LA DINAMICA RICORDA QUELLA della strage di piazza della Loggia a Brescia. Gli slogan, le grida, il vociare indefinito e continuo che accompagna ogni manifestazione, furono interrotti da un primo fragore, improvviso, che frantumò la vetrina dell’orologeria al numero quattordici del vicoletto Vinci. La gente, in preda al panico, iniziò a correre. Mentre altre due deflagrazioni accrebbero la paura e la calca. Un uomo, colpito, intanto si trascinava nei pressi del Duomo. Era Malacaria che cadde privo di sensi. Portato in ospedale presentava ferite profonde agli arti inferiori e superiori. In sala operatoria gli vennero asportati il pollice e l’indice della mano sinistra. Tutto vano. Morì di lì a poco per trauma cranico ed emorragico causato dallo spappolamento della coscia sinistra.

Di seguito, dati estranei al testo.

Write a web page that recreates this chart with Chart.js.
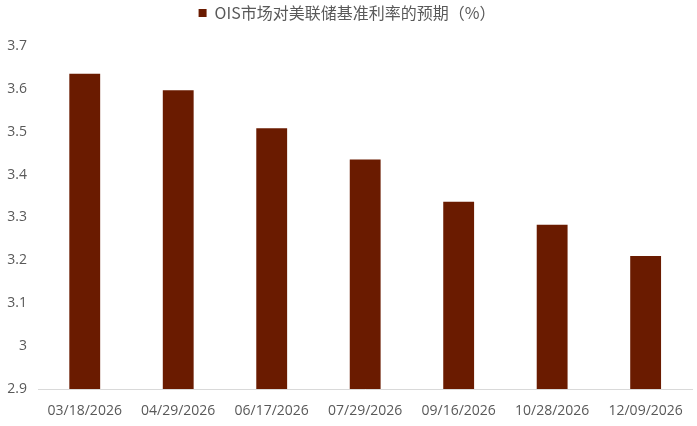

La manifestazione di piazza Grimaldi che chiamava a raccolta le forze democratiche contro i «boia chi molla» e le bombe fasciste dei giorni precedenti si era trasformata in tragedia. Un comizio che, peraltro, neanche iniziò. Fu subito rinviato per mancata autorizzazione. Ma il muovere dei passi verso corso Mazzini, dei compagni che defluivano, venne interrotto dal rumore di un altro microfono e dal riecheggiare di altre parole. Dalla sede del Msi iniziarono ad arrivare frammenti di discorsi e cori ritmati. Era un blaterare ostile e nervoso contro «i comunisti», che si alternava ad un fitto lancio di pietre dalle finestre di giovani camerati muniti di caschi e spranghe. Alcuni funzionari di polizia irruppero nella federazione missina. A quel punto le urla e il fragore della strada vennero interrotti da esplosioni di bombe. Il resto sono grida e fiumi di sangue a cui si aggiunse il suono delle sirene delle ambulanze.

QUEL MARTEDÌ POMERIGGIO insieme a Malacaria finirono in ospedale 25 manifestanti, le bombe a mano ritrovate per strada furono 4. All’attentato seguirono attività giudiziarie (indagini, arresti, perquisizioni), politiche (manifestazioni di piazza e scontri alla Camera dei deputati) e un altro ordigno. La sera del 4 febbraio a Montecitorio si registrarono tafferugli tra comunisti e missini. Il vicepresidente Zaccagnini sospese la seduta. Intervenne il presidente Pertini che in aula dichiarò: «Deploro i gravi incidenti avvenuti poco fa e credo di interpretare il pensiero di tutti i deputati condannando la brutale violenza consumata oggi a Catanzaro». Tuttavia l’iter processuale si è rivelato negli anni un buco nell’acqua. Il 3 aprile 1974 la giustizia ufficiale ha concluso il suo corso.

I quattro giovani missini di Strongoli, arrestati e processati, sono stati alla fine assolti. Ed oggi per di più non esiste fascicolo che immortali nero su bianco la ricostruzione dei giudici. Gli incartamenti sono andati stranamente perduti. Esiste solo l’annotazione di registro. Il faldone si è volatilizzato. Ma non la sete di verità e giustizia. A chiedere la riapertura del caso sono rimasti in pochi in città.

TRA DI LORO L’INDOMITO Mario Vallone, coordinatore regionale Anpi. «Fallito anche il tentativo dei legali di famiglia di avere almeno il riconoscimento di vittima del terrorismo, la vicenda si avvia ad essere dimenticata. Noi facciamo da anni tutto il possibile per tenere un faro acceso almeno sulla sua memoria nel giorno del 4 febbraio. Il clima di quegli anni – tra depistaggi e collusioni – non ha risparmiato anche questo attentato. Catanzaro vive sempre assolta dalle proprie responsabilità. L’interesse per Malacaria si è affievolito sino a quasi scomparire. È difficile trovare qualcuno tra le forze politiche che ancora ne parli». Ma Anpi e Libera ci provano ancora. Appuntamento in piazzetta della Libertà, il 4 febbraio alle 17, sotto la targa che ricorda quella giornata drammatica. Cinquant’anni dopo, per non dimenticare.